Any human being who is Christian or for whom the claim of the Christian religion presents a genuine option is thereby placed among the decisively called as soon and as long as she or he is Christian or has a genuine option of becoming such -- being Christian or having an option of becoming such and being decisively as well as implicitly and explicitly called being -- from the standpoint of Christian faith and witness -- simply two ways of saying one and the same thing.

But in what, exactly, does one's being decisively called consist? It does not consist simply in one's being called to authentic existence, since both the implicitly called and the explicitly called are, in their respectively different ways, also called to that. It consists, rather, in one's being called both to the effective use and to the valid administration of the primal sacrament of the Christian religion, viz., Jesus Christ. Implied by this call, of course, is also the call both to use and to administer validly the primary sacrament of the Christian religion, viz., the visible church, together with such other secondary sacraments as it in turn constitutes.
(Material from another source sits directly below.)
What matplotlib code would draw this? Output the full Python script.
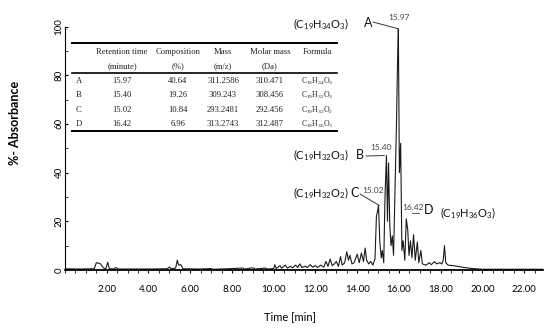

Obviously, the same answer could be given by speaking in terms of word rather than sacraments -- or, more generally still, in terms of means of salvation. The main idea, in any case, is that a religion is "a means of ultimate transformation" (Streng), from which it follows that, from the standpoint of any particular religion, it is the means by the effective use and the valid administration of which a human being undergoes the ultimate transformation from inauthentic to authentic existence and thereby becomes of service to her or his fellow human beings in undergoing the same transformation.